Plano de apoio a quem não plantar eucaliptos chega a Monchique
Depois de ter arrancado no Tejo Internacional e na Serra do Açor, o programa de dois milhões de euros começa em Monchique. Objectivo é dar prioridade às espécies autóctones para construir um território resistente ao fogo sem esquecer rendimentos das populações.
A questão é antiga: como exigir aos poucos que ainda se mantêm pelo interior que façam nos seus terrenos algo que beneficia todos mas quase nada os próprios? A resposta soa simples: pagando-lhes pelos serviços que prestam à comunidade. Mas apesar de tudo parecer óbvio, nada ou pouco em Portugal se fez neste sentido. Agora, há a promessa e dinheiro no Orçamento do Estado: são mais de dois milhões de euros para recompensar quem no Tejo Internacional e Serra do Açor - e a partir de agora também na Serra de Monchique - optar por plantar espécies autóctones, abdicando do rápido rendimento que o eucalipto proporciona.
O caminho é defendido por muitos, há já muito tempo. Conhecido como “pagamento dos serviços do ecossistema”, na prática o que se pretende é recompensar aqueles que se mantêm nos territórios rurais e que com a sua actividade, seja florestal, agrícola ou pastorícia, contribuem para paisagens com elevado valor natural, paisagístico e resilientes ao fogo. Que potenciam a defesa do solo e a qualidade da água e do ar. Falta aqui a parte fundamental: que também seja rentável.
Ora, como exigir que se plantem espécies autóctones, por exemplo, cujo rendimento só chega na geração seguinte, quando o eucalipto lhes dá um retorno garantido em pouco tempo? Quem os compensa por isso?
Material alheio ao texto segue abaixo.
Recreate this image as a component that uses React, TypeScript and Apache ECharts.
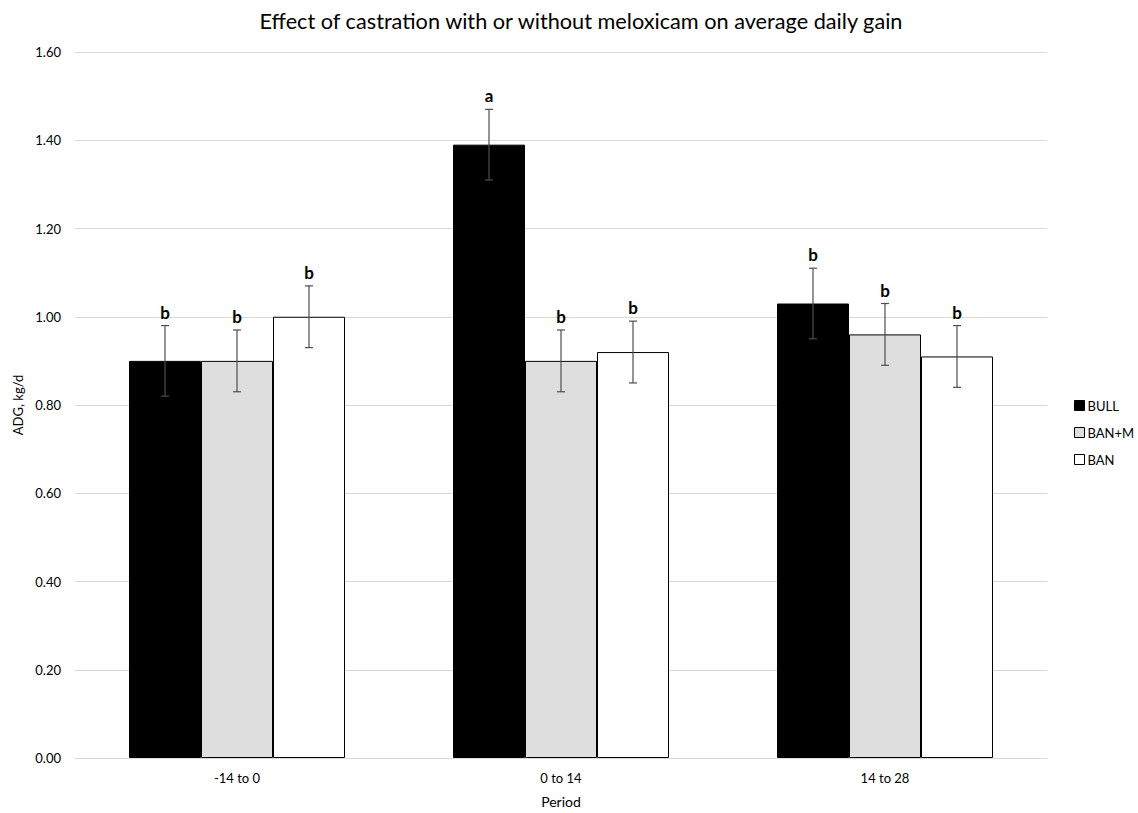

Para tentar dar esta resposta, o Ministério do Ambiente lançou dois projectos-piloto, anunciados em Julho, para os parques naturais do Tejo Internacional e da Serra do Açor, para o qual inscreveu cerca de um milhão e meio de euros no orçamento do próximo ano, como anunciou o ministro ao PÚBLICO em Outubro. A intenção é começar a recompensar quem arrancar eucaliptal para plantar espécies autóctones, adianta ao PÚBLICO Célia Ramos, secretária de Estado do Ordenamento do Território e da Conservação da Natureza. Com a destruição que ocorreu este ano em Monchique, a serra algarvia é a região que se segue nesta estratégia, cujo programa será divulgado nesta quarta-feira, na câmara local.
"Uma paisagem resiliente"
“Temos de desenhar uma paisagem resiliente, produtiva e com capital natural”, explica a governante, justificando assim o pagamento aos que são os verdadeiros obreiros desta construção: as – poucas – populações que ainda resistem nas zonas do interior. Porque, além de ambiental e até de protecção civil, “esta é também uma questão de coesão do território”, sublinha.
Assim, no Tejo Internacional, o ministério juntou habitantes, proprietários, empresas e autarquias para pôr em marcha um plano para arrancar eucalipto e plantar azinho e sobro. Tudo para voltar a ter espécies autóctones nestes territórios. No Açor, a ambição foi maior, disse a governante. Além da promoção da biodiversidade, pensou-se na água, nos incêndios e na paisagem, voltando-se a apostar numa floresta sem espécies “estrangeiras” como o eucalipto. Em Monchique – que não é um parque natural mas faz parte da Rede Natura 2000 -, o leque dos serviços dos ecossistemas abrangidos pelo projecto será alargado, incluindo também o solo.
É um trabalho moroso e ainda ninguém sabe quanto custa pagar estes serviços. No Tejo Internacional e na Serra do Açor já se está no terreno a ver cadastros, a tentar reunir proprietários e a tentar chegar a um consenso sobre o tipo e duração dos contratos – algo que dependerá do retorno económico das espécies, afirma Célia Ramos. Assim como dos serviços que forem pagos – biodiversidade, defesa contra incêndios, água, sol, ar e serviços culturais, que é como quem diz o bem-estar fornecido pela paisagem.
E a gestão florestal?
Mas porquê o foco no eucalipto quando se sabe que o problema dos incêndios não está tanto na espécie mas mais na gestão florestal – ou a falta dela – e nos matos, que é o que mais arde? Porque este não é um projecto para todo o território mas “sim para as áreas protegidas, onde o que temos de proteger são os habitats naturais que levaram à sua classificação, contendo as espécies exóticas”, responde a governante.